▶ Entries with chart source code
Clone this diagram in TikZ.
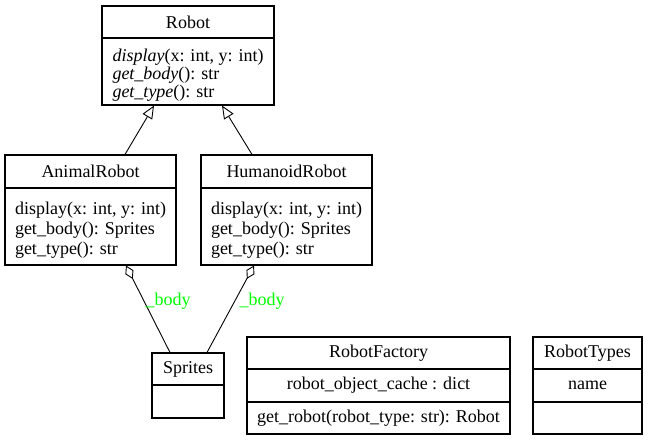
\documentclass[tikz,border=0pt]{standalone}
\usepackage{fontspec}
\setmainfont{Liberation Serif}
\usetikzlibrary{arrows.meta}
\newcommand{\topstrut}{\rule{0pt}{20pt}}
\tikzset{
  classbox/.style={draw, line width=1.1pt, inner sep=0pt, align=left,
    font=\fontsize{18}{20}\selectfont},
  inherit/.style={line width=0.9pt, -{Triangle[open, length=13pt, width=11pt]}},
  aggreg/.style={line width=0.9pt, -{Diamond[open, length=15pt, width=9pt]}},
  rolelabel/.style={text=green, font=\fontsize{18}{20}\selectfont}
}
\begin{document}
\begin{tikzpicture}[x=1pt, y=-1pt]
  \useasboundingbox (0,0) rectangle (648,441);
  \node[classbox, minimum width=172pt, minimum height=32pt] (robot) at (188,22) {Robot};
  \node[classbox, minimum width=172pt, minimum height=67pt, font=\fontsize{18}{18.3}\selectfont] (robotm) at (188,71.5)
    {\topstrut\textit{display}(x: int, y: int)\\ \textit{get\_body}(): str\\ \textit{get\_type}(): str};
  \node[classbox, minimum width=171pt, minimum height=33pt] (animal) at (90.5,171.5) {AnimalRobot};
  \node[classbox, minimum width=171pt, minimum height=77pt] (animalm) at (90.5,226.5)
    {\topstrut display(x: int, y: int)\\ get\_body(): Sprites\\ get\_type(): str};
  \node[classbox, minimum width=171pt, minimum height=33pt] (humanoid) at (286.5,171.5) {HumanoidRobot};
  \node[classbox, minimum width=171pt, minimum height=77pt] (humanoidm) at (286.5,226.5)
    {\topstrut display(x: int, y: int)\\ get\_body(): Sprites\\ get\_type(): str};
  \node[classbox, minimum width=72pt, minimum height=32pt] (sprites) at (188,369) {Sprites};
  \node[classbox, minimum width=72pt, minimum height=33pt] (spritesm) at (188,401.5) {};
  \node[classbox, minimum width=263pt, minimum height=32pt] (factory) at (378.5,353) {RobotFactory};
  \node[classbox, minimum width=263pt, minimum height=33pt] (factorya) at (378.5,385.5) {robot\_object\_cache : dict};
  \node[classbox, minimum width=263pt, minimum height=32pt] (factorym) at (378.5,418) {get\_robot(robot\_type: str): Robot};
  \node[classbox, minimum width=109pt, minimum height=32pt] (types) at (587.5,353) {RobotTypes};
  \node[classbox, minimum width=109pt, minimum height=33pt] (typesa) at (587.5,385.5) {name};
  \node[classbox, minimum width=109pt, minimum height=32pt] (typesm) at (587.5,418) {};
  \draw[inherit] ([xshift=34.5pt]animal.north) -- ([xshift=-34pt]robotm.south);
  \draw[inherit] ([xshift=-34.5pt]humanoid.north) -- ([xshift=34pt]robotm.south);
  \draw[aggreg] ([xshift=-18pt]sprites.north) -- ([xshift=35.5pt]animalm.south);
  \draw[aggreg] ([xshift=19pt]sprites.north) -- ([xshift=-32.5pt]humanoidm.south);
  \node[rolelabel] (bodya) at (168,301) {\_body};
  \node[rolelabel] (bodyh) at (262,301) {\_body};
\end{tikzpicture}
\end{document}
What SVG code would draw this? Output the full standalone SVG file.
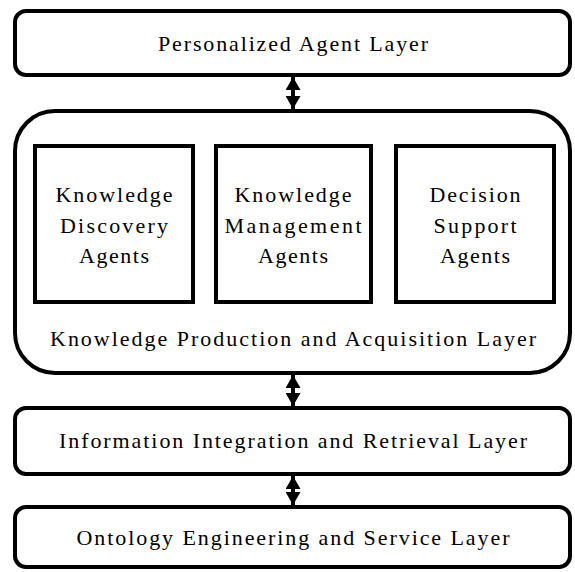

▶ EXERCISE DIRECTIONS
Repeat the full listing above exactly, with no pictures in the copy.

▶ ANSWER
Clone this diagram in TikZ.
\documentclass[tikz,border=0pt]{standalone}
\usepackage{fontspec}
\setmainfont{Liberation Serif}
\usetikzlibrary{arrows.meta}
\newcommand{\topstrut}{\rule{0pt}{20pt}}
\tikzset{
  classbox/.style={draw, line width=1.1pt, inner sep=0pt, align=left,
    font=\fontsize{18}{20}\selectfont},
  inherit/.style={line width=0.9pt, -{Triangle[open, length=13pt, width=11pt]}},
  aggreg/.style={line width=0.9pt, -{Diamond[open, length=15pt, width=9pt]}},
  rolelabel/.style={text=green, font=\fontsize{18}{20}\selectfont}
}
\begin{document}
\begin{tikzpicture}[x=1pt, y=-1pt]
  \useasboundingbox (0,0) rectangle (648,441);
  \node[classbox, minimum width=172pt, minimum height=32pt] (robot) at (188,22) {Robot};
  \node[classbox, minimum width=172pt, minimum height=67pt, font=\fontsize{18}{18.3}\selectfont] (robotm) at (188,71.5)
    {\topstrut\textit{display}(x: int, y: int)\\ \textit{get\_body}(): str\\ \textit{get\_type}(): str};
  \node[classbox, minimum width=171pt, minimum height=33pt] (animal) at (90.5,171.5) {AnimalRobot};
  \node[classbox, minimum width=171pt, minimum height=77pt] (animalm) at (90.5,226.5)
    {\topstrut display(x: int, y: int)\\ get\_body(): Sprites\\ get\_type(): str};
  \node[classbox, minimum width=171pt, minimum height=33pt] (humanoid) at (286.5,171.5) {HumanoidRobot};
  \node[classbox, minimum width=171pt, minimum height=77pt] (humanoidm) at (286.5,226.5)
    {\topstrut display(x: int, y: int)\\ get\_body(): Sprites\\ get\_type(): str};
  \node[classbox, minimum width=72pt, minimum height=32pt] (sprites) at (188,369) {Sprites};
  \node[classbox, minimum width=72pt, minimum height=33pt] (spritesm) at (188,401.5) {};
  \node[classbox, minimum width=263pt, minimum height=32pt] (factory) at (378.5,353) {RobotFactory};
  \node[classbox, minimum width=263pt, minimum height=33pt] (factorya) at (378.5,385.5) {robot\_object\_cache : dict};
  \node[classbox, minimum width=263pt, minimum height=32pt] (factorym) at (378.5,418) {get\_robot(robot\_type: str): Robot};
  \node[classbox, minimum width=109pt, minimum height=32pt] (types) at (587.5,353) {RobotTypes};
  \node[classbox, minimum width=109pt, minimum height=33pt] (typesa) at (587.5,385.5) {name};
  \node[classbox, minimum width=109pt, minimum height=32pt] (typesm) at (587.5,418) {};
  \draw[inherit] ([xshift=34.5pt]animal.north) -- ([xshift=-34pt]robotm.south);
  \draw[inherit] ([xshift=-34.5pt]humanoid.north) -- ([xshift=34pt]robotm.south);
  \draw[aggreg] ([xshift=-18pt]sprites.north) -- ([xshift=35.5pt]animalm.south);
  \draw[aggreg] ([xshift=19pt]sprites.north) -- ([xshift=-32.5pt]humanoidm.south);
  \node[rolelabel] (bodya) at (168,301) {\_body};
  \node[rolelabel] (bodyh) at (262,301) {\_body};
\end{tikzpicture}
\end{document}
What SVG code would draw this? Output the full standalone SVG file.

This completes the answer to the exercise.